Britannica notes that after the expulsion of the Jews from Spain in 1492, Kabbalah found wide favor, and by the mid-16th century its center was Safed in the Galilee. There Isaac Luria, often called the Ari, developed teachings that transformed later Jewish mysticism.
Lurianic Kabbalah is associated with several enormous ideas: tzimtzum, God's withdrawal or contraction to make room for creation; the shattering of the vessels, in which divine light becomes fractured and trapped in the material world; and tikkun, the work of restoration through mitzvot, prayer, intention, and spiritual discipline.
Exile, suffering, brokenness, and redemption were no longer only historical conditions. They were woven into the structure of the cosmos itself.
Kabbalah shaped real Jewish practice
People sometimes assume mysticism stays in books. In Judaism it often moved into ritual.
Kabbalists influenced Sabbath liturgy, devotional practice, prayer intention, customs around midnight lament, and later Hasidic spirituality. Britannica notes that Lurianic Kabbalah strongly influenced modern Hasidism. Ideas such as divine immanence, cleaving to God, holy sparks, and cosmic repair flowed far beyond elite mystical circles.
That is why Kabbalah cannot be dismissed as a side hobby of a few visionaries. It left fingerprints on mainstream Jewish life.
Even Jews who never study a page of the Zohar still inherit Kabbalistic language through songs, customs, Sabbath imagery, and modern talk about tikkun.
Why traditional Judaism handled it carefully
Kabbalah promised intimacy with divine realities, but that promise came with obvious dangers.
Mystical language can drift into fantasy. Symbolic readings can detach a person from legal discipline. Messianic excitement can spin out of control. Jewish history has seen all three.
That is part of why the tradition often insisted that Kabbalah should come after strong grounding in Torah and halakhah, not before it. It was meant to deepen Jewish life, not replace it with ecstasy, magic, or private revelation.
Modern pop-Kabbalah usually strips away those guardrails. It keeps the aura of secrecy while discarding the textual demands and communal structure. That makes it easier to market and much harder to take seriously.
Why Kabbalah still matters
The old archive post treated Kabbalah mostly as a definition plus a few links. That was too thin for a subject this large.
Kabbalah still matters because it offered Judaism a way to talk about mystery without surrendering Jewish language, Jewish texts, or Jewish ritual.

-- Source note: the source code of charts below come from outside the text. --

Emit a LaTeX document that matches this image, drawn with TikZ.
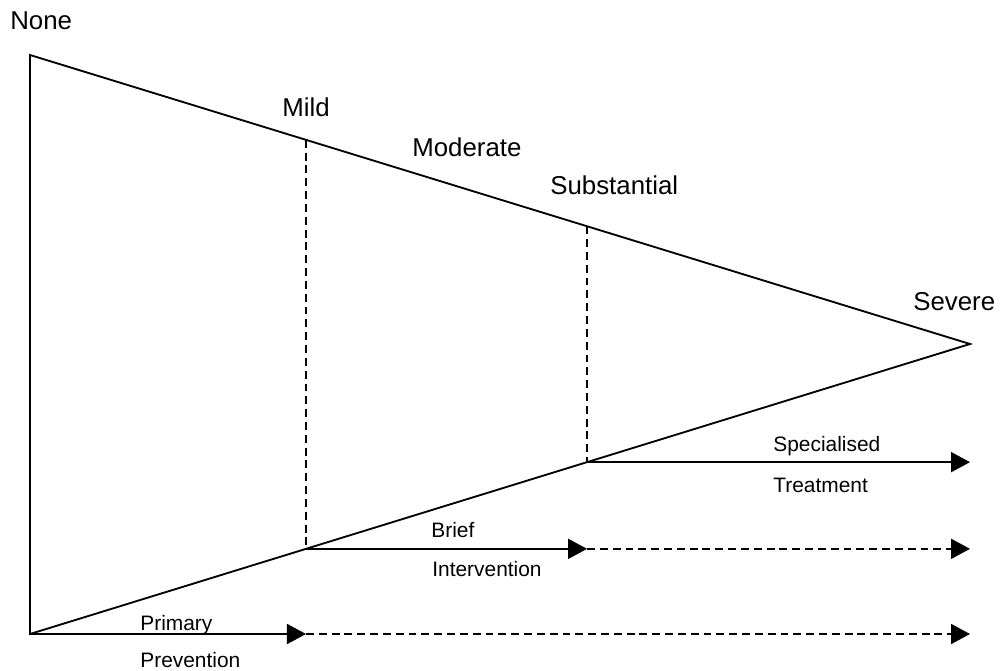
\documentclass[tikz,border=0pt]{standalone}
\usepackage{fontspec}
\setmainfont{Liberation Sans}
\usepackage{tikz}
\usetikzlibrary{arrows.meta,calc}

\begin{document}
\begin{tikzpicture}[
  x=0.02cm, y=-0.02cm,
  edge/.style={line width=1.05pt},
  guide/.style={line width=1.05pt, dash pattern=on 4.5pt off 2.8pt},
  flow/.style={line width=1.05pt, -{Triangle[length=0.38cm,width=0.4cm]}},
  lvl/.style={font=\fontsize{14.7}{16}\selectfont, anchor=base west, inner sep=0pt},
  svc/.style={font=\fontsize{11.9}{13}\selectfont, anchor=base west, inner sep=0pt},
]
\useasboundingbox (0,0) rectangle (1000,671);
% triangle corners and cut points
\coordinate (top) at (30,55);
\coordinate (bot) at (30,634);
\coordinate (tip) at (970,344);
\coordinate (mildtop) at ($(top)!0.2936!(tip)$);
\coordinate (mildbot) at ($(bot)!0.2936!(tip)$);
\coordinate (subtop) at ($(top)!0.5926!(tip)$);
\coordinate (subbot) at ($(bot)!0.5926!(tip)$);
\draw[edge] (top) -- (tip) -- (bot) -- cycle;
\draw[guide] (mildtop) -- (mildbot);
\draw[guide] (subtop) -- (subbot);
% levels
\node[lvl] (none) at (10,30) {None};
\node[lvl] (mild) at (282,117) {Mild};
\node[lvl] (moderate) at (412,157) {Moderate};
\node[lvl] (subst) at (550,195) {Substantial};
\node[lvl] (severe) at (913,311) {Severe};
% services
\draw[flow] (subbot) -- (subbot -| tip);
\draw[flow] (mildbot) -- (mildbot -| subbot);
\draw[guide, flow] (mildbot -| subbot) -- (mildbot -| tip);
\draw[flow] (bot) -- (bot -| mildbot);
\draw[guide, flow] (bot -| mildbot) -- (bot -| tip);
\node[svc] (spec) at (773,452) {Specialised};
\node[svc] (treat) at (773,493) {Treatment};
\node[svc] (brief) at (431,538) {Brief};
\node[svc] (interv) at (432,577) {Intervention};
\node[svc] (prim) at (140,630) {Primary};
\node[svc] (prev) at (140,667) {Prevention};
\end{tikzpicture}
\end{document}
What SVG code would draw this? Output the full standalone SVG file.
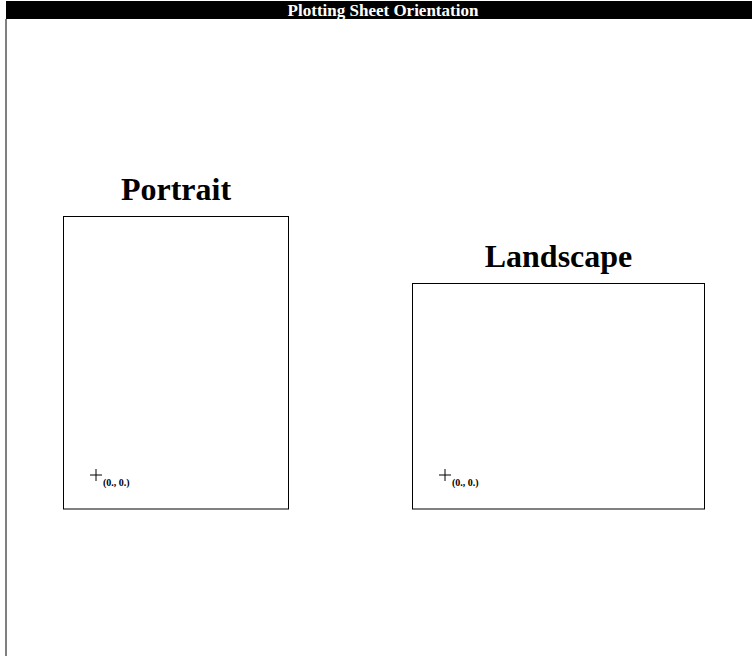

It tried to explain why prayer feels consequential, why exile feels cosmic, and why ordinary commandments might participate in something much larger than obedience.
Not every Jew accepts its theology. Many Jews are wary of it. Some take it very seriously.
But anyone who wants to understand Jewish spirituality has to reckon with it.
Kabbalah is not a celebrity accessory and not a synonym for "hidden wisdom." It is one of Judaism's boldest attempts to describe how the infinite meets the intimate, and how human beings, through disciplined religious life, might help mend what is broken.